At 11:24 PM, March 15, 2011 Blogger Barbara had this to say...

I absolutely agree with you, except that I'm afraid your point is that nuclear energy isn't all that bad. Maybe it's just my age relative to Three Mile Island and Karen Silkwood, but I could never fathom that liberals (or anybody) got so comfortable with nuclear power. Because it has the potential to be so horribly bad when it goes wrong, and spent fuel is problematic in the best of circumstances. The main thrust of our energy policy should be using significantly less and innovating toward greater efficiency.

At 10:47 AM, March 16, 2011 Blogger The Ridger, FCD had this to say...

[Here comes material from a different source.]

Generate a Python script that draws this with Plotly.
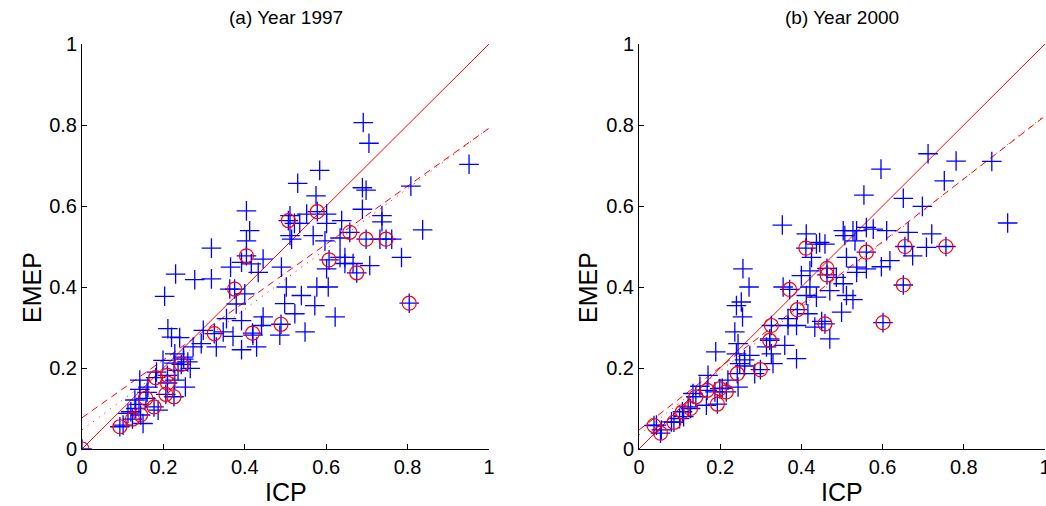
import plotly.graph_objects as go

# ---------------- Data ----------------
# Panel (a) Year 1997 : all points (blue +)
icp_97 = [0.691, 0.705, 0.951, 0.584, 0.530, 0.575, 0.808, 0.689, 0.698, 0.689,
          0.404, 0.837, 0.737, 0.737, 0.638, 0.552, 0.412, 0.404, 0.318, 0.511,
          0.522, 0.535, 0.601, 0.601, 0.568, 0.511, 0.515, 0.597, 0.634, 0.634,
          0.646, 0.646, 0.666, 0.707, 0.785, 0.732, 0.761, 0.601, 0.605, 0.577,
          0.572, 0.622, 0.539, 0.523, 0.548, 0.502, 0.498, 0.490, 0.486, 0.445,
          0.441, 0.429, 0.392, 0.371, 0.445, 0.433, 0.416, 0.392, 0.365, 0.363,
          0.379, 0.392, 0.400, 0.355, 0.330, 0.318, 0.277, 0.230, 0.203, 0.211,
          0.220, 0.240, 0.298, 0.347, 0.273, 0.293, 0.199, 0.228, 0.249, 0.266,
          0.254, 0.183, 0.142, 0.162, 0.142, 0.130, 0.150, 0.132, 0.101, 0.113,
          0.187, 0.228, 0.236, 0.420, 0.250, 0.260, 0.226, 0.120, 0.140, 0.160]
emep_97 = [0.806, 0.755, 0.703, 0.688, 0.656, 0.625, 0.649, 0.645, 0.639, 0.592,
           0.588, 0.541, 0.576, 0.561, 0.564, 0.580, 0.539, 0.514, 0.496, 0.576,
           0.557, 0.557, 0.580, 0.557, 0.527, 0.527, 0.518, 0.514, 0.521, 0.473,
           0.473, 0.458, 0.458, 0.453, 0.473, 0.518, 0.518, 0.445, 0.400, 0.400,
           0.354, 0.326, 0.379, 0.334, 0.289, 0.400, 0.359, 0.449, 0.281, 0.326,
           0.305, 0.252, 0.245, 0.278, 0.469, 0.436, 0.457, 0.461, 0.449, 0.395,
           0.358, 0.317, 0.383, 0.322, 0.252, 0.420, 0.418, 0.432, 0.377, 0.297,
           0.276, 0.275, 0.293, 0.289, 0.252, 0.260, 0.219, 0.235, 0.227, 0.199,
           0.153, 0.190, 0.170, 0.153, 0.147, 0.121, 0.063, 0.100, 0.059, 0.088,
           0.096, 0.170, 0.194, 0.281, 0.222, 0.215, 0.212, 0.092, 0.110, 0.140]
# Panel (a): circled points (red o)
icp_97_c = [0.000, 0.093, 0.124, 0.144, 0.157, 0.177, 0.181, 0.210, 0.210, 0.206,
            0.226, 0.244, 0.325, 0.375, 0.404, 0.419, 0.489, 0.507, 0.578, 0.607,
            0.658, 0.675, 0.698, 0.747, 0.804]
emep_97_c = [0.000, 0.055, 0.074, 0.084, 0.125, 0.104, 0.176, 0.182, 0.163, 0.135,
             0.129, 0.209, 0.285, 0.395, 0.477, 0.286, 0.308, 0.564, 0.586, 0.467,
             0.535, 0.435, 0.518, 0.518, 0.360]

# Panel (b) Year 2000 : all points (blue +)
icp_00 = [0.712, 0.781, 0.869, 0.596, 0.752, 0.554, 0.651, 0.698, 0.908, 0.353,
          0.663, 0.721, 0.610, 0.560, 0.577, 0.503, 0.527, 0.536, 0.507, 0.532,
          0.458, 0.437, 0.412, 0.425, 0.708, 0.674, 0.618, 0.597, 0.560, 0.536,
          0.536, 0.511, 0.503, 0.486, 0.470, 0.511, 0.527, 0.499, 0.470, 0.421,
          0.400, 0.421, 0.437, 0.412, 0.416, 0.433, 0.388, 0.367, 0.367, 0.355,
          0.388, 0.359, 0.322, 0.314, 0.330, 0.326, 0.285, 0.256, 0.271, 0.252,
          0.240, 0.255, 0.236, 0.244, 0.240, 0.248, 0.260, 0.273, 0.189, 0.219,
          0.244, 0.170, 0.166, 0.187, 0.205, 0.133, 0.121, 0.100, 0.080, 0.055,
          0.043, 0.150, 0.110, 0.260, 0.450, 0.445]
emep_00 = [0.729, 0.711, 0.710, 0.691, 0.662, 0.627, 0.619, 0.599, 0.558, 0.553,
           0.535, 0.531, 0.539, 0.547, 0.543, 0.539, 0.539, 0.539, 0.527, 0.514,
           0.506, 0.506, 0.531, 0.473, 0.498, 0.477, 0.465, 0.450, 0.445, 0.449,
           0.436, 0.473, 0.408, 0.424, 0.391, 0.379, 0.369, 0.338, 0.272, 0.440,
           0.428, 0.400, 0.375, 0.379, 0.334, 0.301, 0.305, 0.305, 0.322, 0.400,
           0.223, 0.256, 0.272, 0.252, 0.211, 0.235, 0.186, 0.445, 0.400, 0.363,
           0.354, 0.326, 0.289, 0.260, 0.235, 0.211, 0.205, 0.231, 0.240, 0.170,
           0.153, 0.182, 0.108, 0.141, 0.150, 0.137, 0.104, 0.075, 0.067, 0.047,
           0.059, 0.155, 0.080, 0.220, 0.315, 0.510]
# Panel (b): circled points (red o)
icp_00_c = [0.037, 0.053, 0.086, 0.107, 0.127, 0.140, 0.168, 0.193, 0.199, 0.215,
            0.242, 0.299, 0.322, 0.326, 0.371, 0.390, 0.411, 0.458, 0.463, 0.463,
            0.560, 0.601, 0.651, 0.655, 0.756]
emep_00_c = [0.058, 0.039, 0.066, 0.092, 0.100, 0.129, 0.145, 0.111, 0.149, 0.141,
             0.186, 0.196, 0.268, 0.305, 0.394, 0.344, 0.496, 0.309, 0.446, 0.430,
             0.486, 0.312, 0.405, 0.500, 0.500]

# Fitted lines: (intercept, slope)
fit_97_dash = (0.077, 0.715)
fit_97_dot = (0.047, 0.745)
fit_00_dash = (0.047, 0.775)
fit_00_dot = (0.035, 0.790)

line_x = [0.0, 1.0]
ticks = [0, 0.2, 0.4, 0.6, 0.8, 1]
tick_text = ["0", "0.2", "0.4", "0.6", "0.8", "1"]
titles = ["(a) Year 1997", "(b) Year 2000"]

# ---------------- Figure ----------------
W, H = 1046, 506
ml, mr, mt, mb = 82, 1, 44, 57
pw = W - ml - mr
ph = H - mt - mb

dom_a = [0, 407 / pw]
dom_b = [557 / pw, 1.0]

fig = go.Figure()

font_family = "Liberation Sans, Arial, Helvetica, sans-serif"


def add_panel(xa, ya, icp, emep, icp_c, emep_c, fdash, fdot):
    # 1:1 line
    fig.add_trace(go.Scatter(x=line_x, y=line_x, mode="lines",
                             line=dict(color="#ff0000", width=1),
                             xaxis=xa, yaxis=ya, hoverinfo="skip"))
    fig.add_trace(go.Scatter(x=line_x, y=[fdash[0] + fdash[1] * v for v in line_x],
                             mode="lines",
                             line=dict(color="#ff0000", width=1, dash="7px,5px"),
                             xaxis=xa, yaxis=ya, hoverinfo="skip"))
    fig.add_trace(go.Scatter(x=line_x, y=[fdot[0] + fdot[1] * v for v in line_x],
                             mode="lines",
                             line=dict(color="#ff0000", width=1, dash="1px,6px"),
                             xaxis=xa, yaxis=ya, hoverinfo="skip"))
    # all points: blue +
    fig.add_trace(go.Scatter(x=icp + icp_c, y=emep + emep_c, mode="markers",
                             marker=dict(symbol="cross-thin-open", size=14,
                                         color="#0000ff",
                                         line=dict(color="#0000ff", width=1.3)),
                             xaxis=xa, yaxis=ya))
    # circled points
    fig.add_trace(go.Scatter(x=icp_c, y=emep_c, mode="markers",
                             marker=dict(symbol="circle-open", size=14,
                                         color="#ff0000",
                                         line=dict(color="#ff0000", width=1.2)),
                             xaxis=xa, yaxis=ya))


add_panel("x", "y", icp_97, emep_97, icp_97_c, emep_97_c, fit_97_dash, fit_97_dot)
add_panel("x2", "y2", icp_00, emep_00, icp_00_c, emep_00_c, fit_00_dash, fit_00_dot)

axis_common = dict(range=[0, 1], tickvals=ticks, ticktext=tick_text,
                   ticks="inside", ticklen=5, tickwidth=1, tickcolor="#000000",
                   showline=True, linecolor="#000000", linewidth=1,
                   showgrid=False, zeroline=False, automargin=False,
                   ticklabeloverflow="allow",
                   tickfont=dict(family=font_family, size=20, color="#000000"))

fig.update_layout(
    width=W, height=H,
    margin=dict(l=ml, r=mr, t=mt, b=mb, pad=0),
    paper_bgcolor="#ffffff", plot_bgcolor="#ffffff",
    showlegend=False,
    template="none",
    font=dict(family=font_family, color="#000000"),
    xaxis=dict(domain=dom_a, anchor="y", **axis_common),
    yaxis=dict(domain=[0, 1], anchor="x", **axis_common),
    xaxis2=dict(domain=dom_b, anchor="y2", **axis_common),
    yaxis2=dict(domain=[0, 1], anchor="x2", **axis_common),
)

ann = []
for dom, t in zip([dom_a, dom_b], titles):
    cx = (dom[0] + dom[1]) / 2
    ann.append(dict(text=t, x=cx, y=(449 - 18) / ph, xref="paper", yref="paper",
                    showarrow=False, xanchor="center", yanchor="middle",
                    font=dict(family=font_family, size=19, color="#000000")))
    ann.append(dict(text="ICP", x=cx, y=(449 - 492) / ph, xref="paper", yref="paper",
                    showarrow=False, xanchor="center", yanchor="middle",
                    font=dict(family=font_family, size=25, color="#000000")))
for px in [32, 588]:
    ann.append(dict(text="EMEP", x=(px - ml) / pw, y=(449 - 288) / ph,
                    xref="paper", yref="paper", textangle=-90,
                    showarrow=False, xanchor="center", yanchor="middle",
                    font=dict(family=font_family, size=25, color="#000000")))
fig.update_layout(annotations=ann)

fig.write_html("out.html")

Perhaps it's my age (I was 25 when TMI happened) or perhaps it's growing up in a city built on nuclear energy, but yes. I do think well-constructed reactors are our best hope for maintaining our lifestyle. "Using significantly less" is a wonderful goal - seriously - but I don't think it's going to happen. Not until we have no choice - and then it won't be pretty. There are too many people in the world for us all to think we can just cut back and be energy-use-free. Which I know you didn't say, but I hear it a lot from those who want to kill nukes and oil.